#### [Your instructions]
Leave out the pictures, then reproduce the rest of the material exactly.

#### [Given material]
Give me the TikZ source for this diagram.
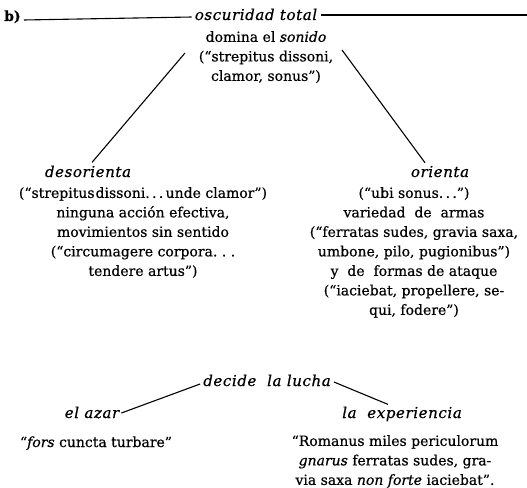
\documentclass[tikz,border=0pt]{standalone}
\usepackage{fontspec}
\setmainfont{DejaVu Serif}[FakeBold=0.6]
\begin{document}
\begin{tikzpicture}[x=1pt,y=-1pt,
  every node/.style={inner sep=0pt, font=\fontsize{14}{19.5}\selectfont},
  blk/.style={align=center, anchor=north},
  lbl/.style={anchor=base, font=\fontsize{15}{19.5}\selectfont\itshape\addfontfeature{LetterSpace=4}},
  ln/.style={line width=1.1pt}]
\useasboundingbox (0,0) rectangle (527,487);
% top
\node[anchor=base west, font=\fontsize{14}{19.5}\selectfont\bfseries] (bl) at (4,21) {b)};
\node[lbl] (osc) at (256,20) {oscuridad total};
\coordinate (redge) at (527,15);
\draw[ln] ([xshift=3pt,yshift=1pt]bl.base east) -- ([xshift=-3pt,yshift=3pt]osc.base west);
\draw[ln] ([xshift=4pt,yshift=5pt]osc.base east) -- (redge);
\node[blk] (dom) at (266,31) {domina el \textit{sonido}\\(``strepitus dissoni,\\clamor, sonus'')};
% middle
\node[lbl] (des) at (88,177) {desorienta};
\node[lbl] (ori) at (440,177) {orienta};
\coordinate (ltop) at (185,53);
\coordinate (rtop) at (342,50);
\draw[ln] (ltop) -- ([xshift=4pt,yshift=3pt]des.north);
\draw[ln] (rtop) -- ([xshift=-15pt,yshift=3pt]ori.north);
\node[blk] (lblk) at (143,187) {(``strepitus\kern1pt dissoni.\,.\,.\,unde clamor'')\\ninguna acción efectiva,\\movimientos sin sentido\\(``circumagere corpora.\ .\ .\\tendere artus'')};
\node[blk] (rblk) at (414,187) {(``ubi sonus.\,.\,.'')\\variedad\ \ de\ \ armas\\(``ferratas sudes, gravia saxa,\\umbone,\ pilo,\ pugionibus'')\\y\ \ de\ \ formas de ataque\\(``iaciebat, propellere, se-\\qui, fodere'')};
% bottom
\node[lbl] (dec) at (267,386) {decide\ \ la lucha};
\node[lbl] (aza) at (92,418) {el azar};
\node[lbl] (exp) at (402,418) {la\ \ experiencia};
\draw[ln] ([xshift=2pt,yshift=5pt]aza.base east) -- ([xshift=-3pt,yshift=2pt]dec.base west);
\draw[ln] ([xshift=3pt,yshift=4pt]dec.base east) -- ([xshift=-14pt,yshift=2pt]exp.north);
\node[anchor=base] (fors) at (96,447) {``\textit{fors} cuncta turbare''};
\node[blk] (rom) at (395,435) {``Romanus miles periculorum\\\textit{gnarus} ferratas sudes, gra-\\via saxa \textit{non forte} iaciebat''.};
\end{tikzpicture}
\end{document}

#### [Solution below]
Give me the TikZ source for this diagram.
\documentclass[tikz,border=0pt]{standalone}
\usepackage{fontspec}
\setmainfont{DejaVu Serif}[FakeBold=0.6]
\begin{document}
\begin{tikzpicture}[x=1pt,y=-1pt,
  every node/.style={inner sep=0pt, font=\fontsize{14}{19.5}\selectfont},
  blk/.style={align=center, anchor=north},
  lbl/.style={anchor=base, font=\fontsize{15}{19.5}\selectfont\itshape\addfontfeature{LetterSpace=4}},
  ln/.style={line width=1.1pt}]
\useasboundingbox (0,0) rectangle (527,487);
% top
\node[anchor=base west, font=\fontsize{14}{19.5}\selectfont\bfseries] (bl) at (4,21) {b)};
\node[lbl] (osc) at (256,20) {oscuridad total};
\coordinate (redge) at (527,15);
\draw[ln] ([xshift=3pt,yshift=1pt]bl.base east) -- ([xshift=-3pt,yshift=3pt]osc.base west);
\draw[ln] ([xshift=4pt,yshift=5pt]osc.base east) -- (redge);
\node[blk] (dom) at (266,31) {domina el \textit{sonido}\\(``strepitus dissoni,\\clamor, sonus'')};
% middle
\node[lbl] (des) at (88,177) {desorienta};
\node[lbl] (ori) at (440,177) {orienta};
\coordinate (ltop) at (185,53);
\coordinate (rtop) at (342,50);
\draw[ln] (ltop) -- ([xshift=4pt,yshift=3pt]des.north);
\draw[ln] (rtop) -- ([xshift=-15pt,yshift=3pt]ori.north);
\node[blk] (lblk) at (143,187) {(``strepitus\kern1pt dissoni.\,.\,.\,unde clamor'')\\ninguna acción efectiva,\\movimientos sin sentido\\(``circumagere corpora.\ .\ .\\tendere artus'')};
\node[blk] (rblk) at (414,187) {(``ubi sonus.\,.\,.'')\\variedad\ \ de\ \ armas\\(``ferratas sudes, gravia saxa,\\umbone,\ pilo,\ pugionibus'')\\y\ \ de\ \ formas de ataque\\(``iaciebat, propellere, se-\\qui, fodere'')};
% bottom
\node[lbl] (dec) at (267,386) {decide\ \ la lucha};
\node[lbl] (aza) at (92,418) {el azar};
\node[lbl] (exp) at (402,418) {la\ \ experiencia};
\draw[ln] ([xshift=2pt,yshift=5pt]aza.base east) -- ([xshift=-3pt,yshift=2pt]dec.base west);
\draw[ln] ([xshift=3pt,yshift=4pt]dec.base east) -- ([xshift=-14pt,yshift=2pt]exp.north);
\node[anchor=base] (fors) at (96,447) {``\textit{fors} cuncta turbare''};
\node[blk] (rom) at (395,435) {``Romanus miles periculorum\\\textit{gnarus} ferratas sudes, gra-\\via saxa \textit{non forte} iaciebat''.};
\end{tikzpicture}
\end{document}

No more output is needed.